Key Trends for Residential Real Estate
The key trends for residential real estate in 2025 include interest rates, inflation, increased supply, stagnant sales, rising costs, and sidelined buyers. Housingwire says “Two structural forces have reshaped the market over recent years: mortgage rates and inflation. The 30-year mortgage rate closed 2025 at 6.2%, well above the 4.8% 10-year average and a sharp contrast to the 3.9% average that prevailed from 2016 through 2020”.
Source: https://www.housingwire.com/articles/case-shiller-december-growth/
Another structural shift is from a seller’s market to a buyer’s market. There were an estimated 44% more home sellers than buyers in the U.S. housing market in January. This shift is up from 30% more than a year earlier and represents the second largest gap in records dating back to 2013. The largest gap was in December 2025, when sellers outnumbered buyers by 45%. There are 600,000 more home sellers than buyers, giving buyers negotiating power.
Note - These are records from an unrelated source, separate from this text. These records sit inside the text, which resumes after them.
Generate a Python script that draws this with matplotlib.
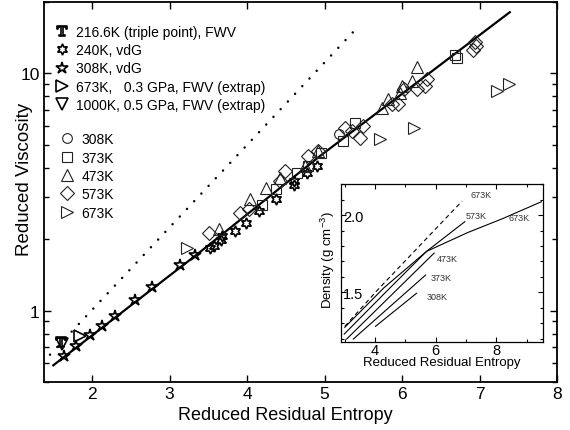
import matplotlib
matplotlib.use('Agg')
import matplotlib.pyplot as plt
from matplotlib.lines import Line2D
from matplotlib.ticker import MultipleLocator, LogLocator, NullFormatter

plt.rcParams['font.family'] = ['Liberation Sans', 'DejaVu Sans']
plt.rcParams['mathtext.fontset'] = 'dejavuserif'

# main panel data
x_fit = [1.50, 3.35, 4.94, 7.39]
y_fit = [0.588, 1.72, 4.48, 18.1]
x_dot = [1.458, 5.394]
y_dot = [0.652, 15.24]

x_tp = [1.60]
y_tp = [0.74]
x_240 = [3.52, 3.57, 3.66, 3.68, 3.85, 3.99, 4.16, 4.38, 4.60, 4.61, 4.77, 4.90]
y_240 = [1.84, 1.88, 1.98, 2.06, 2.16, 2.34, 2.62, 2.94, 3.51, 3.40, 3.81, 4.06]
x_308v = [1.64, 1.79, 1.98, 2.13, 2.30, 2.55, 2.77, 3.14, 3.33]
y_308v = [0.646, 0.712, 0.790, 0.864, 0.946, 1.113, 1.259, 1.564, 1.722]
x_673p = [1.85]
y_673p = [0.78]
x_1000 = [1.61]
y_1000 = [0.726]

x_308 = [5.19]
y_308 = [5.53]
x_373 = [4.19, 4.38, 4.64, 4.79, 4.96, 5.24, 5.39, 6.68, 6.71]
y_373 = [2.80, 3.24, 3.81, 4.06, 4.63, 5.18, 6.15, 12.0, 11.6]
x_473 = [3.64, 4.04, 4.25, 4.43, 4.75, 4.92, 5.74, 5.82, 5.97, 6.00, 6.13, 6.19]
y_473 = [2.21, 2.96, 3.29, 3.63, 4.06, 4.70, 7.16, 7.77, 8.29, 8.84, 9.28, 10.6]
x_573 = [3.51, 3.91, 4.02, 4.42, 4.49, 4.79, 4.92, 5.26, 5.35, 5.46, 5.50,
         5.87, 5.95, 6.02, 6.19, 6.30, 6.32, 6.92, 6.96, 6.94]
y_573 = [2.13, 2.58, 2.67, 3.51, 3.87, 4.48, 4.70, 5.90, 5.71, 5.35, 5.99,
         7.40, 7.40, 8.56, 8.56, 8.84, 9.50, 12.6, 13.0, 13.5]
x_673 = [3.22, 5.72, 6.15, 7.23, 7.38]
y_673 = [1.84, 5.27, 5.90, 8.42, 8.99]

# inset data
xi_d673 = [3.01, 4.11, 6.87]
yi_d673 = [1.28, 1.52, 2.09]
xi_673 = [3.01, 4.30, 5.70, 7.07, 8.17, 9.48]
yi_673 = [1.274, 1.53, 1.765, 1.888, 1.974, 2.086]
xi_573 = [2.99, 4.30, 5.70, 6.96]
yi_573 = [1.23, 1.49, 1.765, 1.957]
xi_473 = [3.07, 5.95]
yi_473 = [1.198, 1.754]
xi_373 = [3.29, 5.67]
yi_373 = [1.198, 1.612]
xi_308 = [4.02, 5.37]
yi_308 = [1.28, 1.494]

fig = plt.figure(figsize=(5.7, 4.31), dpi=100)
ax = fig.add_axes([0.0772, 0.1114, 0.9, 0.8817])

ax.plot(x_fit, y_fit, color='black', lw=1.6, zorder=2)
ax.plot(x_dot, y_dot, color='black', lw=1.8, linestyle=(0, (0.01, 4.2)),
        dash_capstyle='round', zorder=2)

light = dict(linestyle='none', markerfacecolor='none', markeredgecolor='#222222',
             markeredgewidth=0.8, zorder=3)
bold = dict(linestyle='none', markerfacecolor='none', markeredgecolor='black',
            markeredgewidth=1.2, zorder=3)

hexa = (6, 1, 0)
ax.plot(x_tp, y_tp, marker=r'$\mathbf{T}$', markersize=7, **bold)
ax.plot(x_240, y_240, marker=hexa, markersize=8, **bold)
ax.plot(x_308v, y_308v, marker='*', markersize=9, **bold)
ax.plot(x_673p, y_673p, marker='>', markersize=9, **bold)
ax.plot(x_1000, y_1000, marker='v', markersize=9, **bold)

ax.plot(x_308, y_308, marker='o', markersize=7, **light)
ax.plot(x_373, y_373, marker='s', markersize=7, **light)
ax.plot(x_473, y_473, marker='^', markersize=9, **light)
ax.plot(x_573, y_573, marker='D', markersize=7, **light)
ax.plot(x_673, y_673, marker='>', markersize=9, **light)

ax.set_yscale('log')
ax.set_xlim(1.38, 8)
ax.set_ylim(0.5, 20)
ax.set_xticks([2, 3, 4, 5, 6, 7, 8])
ax.set_xticklabels(['2', '3', '4', '5', '6', '7', '8'])
ax.set_yticks([1, 10])
ax.set_yticklabels(['1', '10'])
ax.yaxis.set_minor_locator(LogLocator(base=10, subs=[2, 3, 4, 5, 6, 7, 8, 9]))
ax.yaxis.set_minor_formatter(NullFormatter())
ax.tick_params(which='both', direction='in', top=True, right=True,
               labelsize=12.5, pad=3, width=1)
ax.tick_params(which='major', length=5)
ax.tick_params(which='minor', length=3.5)
for s in ax.spines.values():
    s.set_linewidth(1.3)

ax.set_xlabel('Reduced Residual Entropy', fontsize=13)
ax.xaxis.set_label_coords(0.47, -0.062)
ax.set_ylabel('Reduced Viscosity', fontsize=13.5)
ax.yaxis.set_label_coords(-0.022, 0.535)

h1 = [
    Line2D([], [], marker=r'$\mathbf{T}$', markersize=7, **bold),
    Line2D([], [], marker=hexa, markersize=8, **bold),
    Line2D([], [], marker='*', markersize=9, **bold),
    Line2D([], [], marker='>', markersize=9, **bold),
    Line2D([], [], marker='v', markersize=9, **bold),
]
l1 = ['216.6K (triple point), FWV', '240K, vdG', '308K, vdG',
      '673K,   0.3 GPa, FWV (extrap)', '1000K, 0.5 GPa, FWV (extrap)']
h2 = [
    Line2D([], [], marker='o', markersize=7, **light),
    Line2D([], [], marker='s', markersize=7, **light),
    Line2D([], [], marker='^', markersize=9, **light),
    Line2D([], [], marker='D', markersize=7, **light),
    Line2D([], [], marker='>', markersize=9, **light),
]
l2 = ['308K', '373K', '473K', '573K', '673K']

leg1 = ax.legend(h1, l1, loc='upper left', bbox_to_anchor=(0.021, 0.94),
                 frameon=False, fontsize=10, handlelength=1.0, handletextpad=0.55,
                 labelspacing=0.31, borderpad=0, borderaxespad=0)
ax.add_artist(leg1)
ax.legend(h2, l2, loc='upper left', bbox_to_anchor=(0.031, 0.657),
          frameon=False, fontsize=10, handlelength=1.0, handletextpad=0.55,
          labelspacing=0.31, borderpad=0, borderaxespad=0)

# inset
ins = fig.add_axes([0.598, 0.2035, 0.355, 0.367])
ins.plot(xi_d673, yi_d673, color='black', lw=0.8, linestyle=(0, (4, 3)))
ins.plot(xi_673, yi_673, color='black', lw=0.8)
ins.plot(xi_573, yi_573, color='black', lw=0.8)
ins.plot(xi_473, yi_473, color='black', lw=0.8)
ins.plot(xi_373, yi_373, color='black', lw=0.8)
ins.plot(xi_308, yi_308, color='black', lw=0.8)

lab = dict(fontsize=6.5, color='#333333', va='center', ha='left')
ins.text(7.15, 2.13, '673K', **lab)
ins.text(7.0, 2.0, '573K', **lab)
ins.text(8.4, 1.985, '673K', **lab)
ins.text(6.05, 1.72, '473K', **lab)
ins.text(5.83, 1.597, '373K', **lab)
ins.text(5.69, 1.474, '308K', **lab)

ins.set_xlim(2.88, 9.54)
ins.set_ylim(1.177, 2.2)
ins.set_xticks([4, 6, 8])
ins.set_yticks([1.5, 2.0])
ins.set_yticklabels(['1.5', '2.0'])
ins.xaxis.set_minor_locator(MultipleLocator(1))
ins.yaxis.set_minor_locator(MultipleLocator(0.1))
ins.tick_params(which='both', direction='in', top=True, right=True,
                labelsize=10.5, width=0.8)
ins.tick_params(which='major', length=3.5)
ins.tick_params(which='minor', length=2.5)
ins.tick_params(axis='x', pad=0.5)
ins.tick_params(axis='y', pad=-1.5)
for t in ins.get_yticklabels():
    t.set_horizontalalignment('left')
for s in ins.spines.values():
    s.set_linewidth(0.9)
ins.set_xlabel('Reduced Residual Entropy', fontsize=9.5, labelpad=-1)
ins.set_ylabel(r'Density (g cm$^{\mathregular{-3}}$)', fontsize=9.5)
ins.yaxis.set_label_coords(-0.02, 0.526)

fig.savefig('out.png', dpi=100)
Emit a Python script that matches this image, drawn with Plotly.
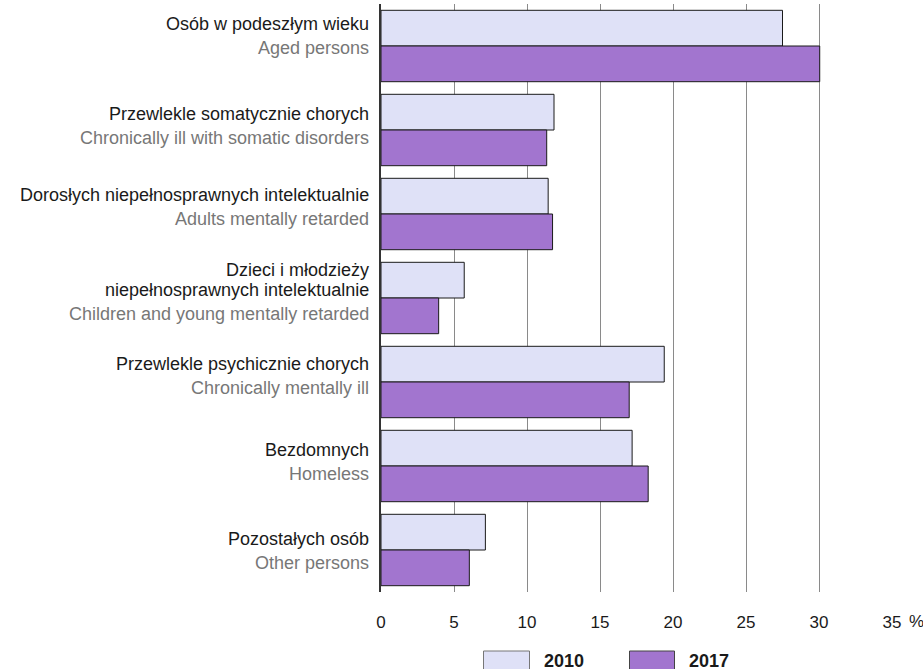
import plotly.graph_objects as go

categories_pl = [
    ["Osób w podeszłym wieku"],
    ["Przewlekle somatycznie chorych"],
    ["Dorosłych niepełnosprawnych intelektualnie"],
    ["Dzieci i młodzieży", "niepełnosprawnych intelektualnie"],
    ["Przewlekle psychicznie chorych"],
    ["Bezdomnych"],
    ["Pozostałych osób"],
]
categories_en = [
    "Aged persons",
    "Chronically ill with somatic disorders",
    "Adults mentally retarded",
    "Children and young mentally retarded",
    "Chronically mentally ill",
    "Homeless",
    "Other persons",
]
values_2010 = [27.5, 11.85, 11.45, 5.7, 19.4, 17.2, 7.15]
values_2017 = [30.05, 11.35, 11.75, 3.95, 17.0, 18.3, 6.05]
series_names = ["2010", "2017"]
tick_vals = [0, 5, 10, 15, 20, 25, 30, 35]
tick_text = ["0", "5", "10", "15", "20", "25", "30", "35"]

# styling
label_block_shift = [-10.5, -4.5, -7, -6.5, -6, -4.5, 1]
col_2010 = "#DFE1F7"
col_2017 = "#A275CF"
FONT = "Liberation Sans, Arial, sans-serif"

fig = go.Figure()
fig.add_trace(go.Bar(
    y=categories_en, x=values_2010, orientation="h", name=series_names[0],
    marker=dict(color=col_2010, line=dict(color="#1a1a1a", width=1)),
    showlegend=False,
))
fig.add_trace(go.Bar(
    y=categories_en, x=values_2017, orientation="h", name=series_names[1],
    marker=dict(color=col_2017, line=dict(color="#1a1a1a", width=1)),
    showlegend=False,
))

annotations = []
for i, en in enumerate(categories_en):
    pl_lines = categories_pl[i]
    n = len(pl_lines)
    offs = [j * 20 for j in range(n)] + [(n - 1) * 20 + 24]
    mid = (offs[0] + offs[-1]) / 2
    offs = [o - mid + label_block_shift[i] for o in offs]
    for j, txt in enumerate(pl_lines):
        annotations.append(dict(
            x=0, xref="paper", y=en, yref="y", text=txt, showarrow=False,
            xanchor="right", yanchor="middle", xshift=-10, yshift=-offs[j],
            font=dict(family=FONT, size=18, color="#1a1a1a"),
        ))
    annotations.append(dict(
        x=0, xref="paper", y=en, yref="y", text=en, showarrow=False,
        xanchor="right", yanchor="middle", xshift=-10, yshift=-offs[-1],
        font=dict(family=FONT, size=18, color="#777777"),
    ))

# percent sign after last tick
annotations.append(dict(
    x=35, xref="x", y=0, yref="paper", text="%", showarrow=False,
    xanchor="left", yanchor="top", xshift=15, yshift=-18,
    font=dict(family=FONT, size=17, color="#1a1a1a"),
))

# legend (custom)
L = 381.0
W = 923 - 31 - L
T = 4.0
H = 592 - T
def px(x):
    return (x - L) / W
def py(y):
    return (T + H - y) / H

shapes = [
    dict(type="rect", xref="paper", yref="paper", x0=px(483.5), x1=px(529.5), y0=py(651), y1=py(672),
         fillcolor=col_2010, line=dict(color="#777777", width=1)),
    dict(type="rect", xref="paper", yref="paper", x0=px(629.5), x1=px(674.5), y0=py(651), y1=py(672),
         fillcolor=col_2017, line=dict(color="#444444", width=1)),
]
annotations.append(dict(x=px(542), xref="paper", y=py(661), yref="paper", text="<b>" + series_names[0] + "</b>",
                        showarrow=False, xanchor="left", yanchor="middle",
                        font=dict(family=FONT, size=18, color="#1a1a1a")))
annotations.append(dict(x=px(686.5), xref="paper", y=py(661), yref="paper", text="<b>" + series_names[1] + "</b>",
                        showarrow=False, xanchor="left", yanchor="middle",
                        font=dict(family=FONT, size=18, color="#1a1a1a")))

fig.update_layout(
    width=923, height=669,
    margin=dict(l=381, r=31, t=4, b=77),
    paper_bgcolor="white", plot_bgcolor="white",
    barmode="group", bargap=0.15, bargroupgap=0,
    font=dict(family=FONT, size=17, color="#1a1a1a"),
    annotations=annotations, shapes=shapes,
    xaxis=dict(
        range=[0, 35], tickvals=tick_vals, ticktext=tick_text,
        showgrid=True, gridcolor="#8a8a8a", gridwidth=1,
        zeroline=False, showline=False, ticks="",
        ticklabelstandoff=18,
        tickfont=dict(family=FONT, size=17, color="#1a1a1a"),
    ),
    yaxis=dict(
        autorange="reversed", showticklabels=False, showgrid=False,
        showline=True, linecolor="#333333", linewidth=2, zeroline=False, ticks="",
    ),
)

fig.write_html(
    "out.html",
    config={"displayModeBar": False},
    post_script="document.body.style.margin='0';document.body.style.overflow='hidden';",
)
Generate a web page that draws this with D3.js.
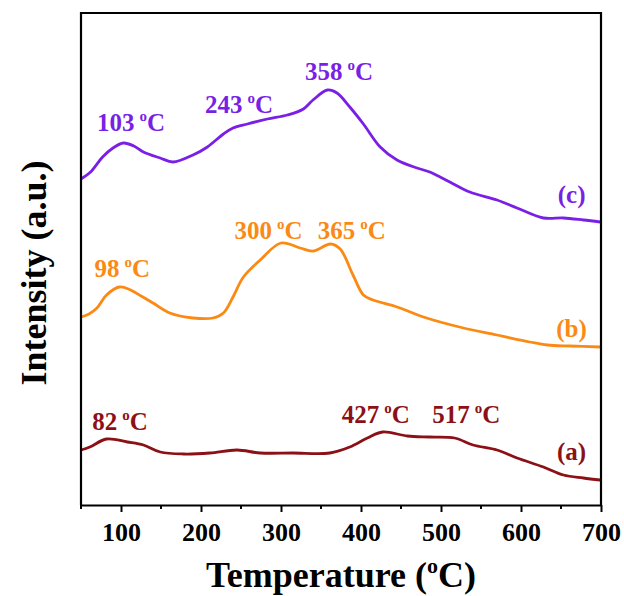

While fixed-rate mortgage rates are projected to stay elevated at 6+%, homebuilders are continuing to offer rate buydowns, in which they pay a sum upfront to help lower the buyer’s mortgage rate, in a bid to clear their inventory. “We think this could be enough, along with a rising wealth effect, to shift demand higher while supply increases subside. Consequently, we expect home prices to stall at 0% nationally in 2026,” observed John Sim, head of Securitized Products Research at J.P. Morgan.
There are, of course, regional variations. House prices are falling the most along the West Coast and Sun Belt where there remains a glut of new homes following the pandemic-era construction boom. “It should not be a surprise that supply is a key factor in areas where we see home prices decline,” Sim said.

Nationally, and in our local markets, inventory has outpaced demand at a level that has not been seen in many years. This inventory gives buyers negotiation power and also highlights the market concerns of affordability and job uncertainty.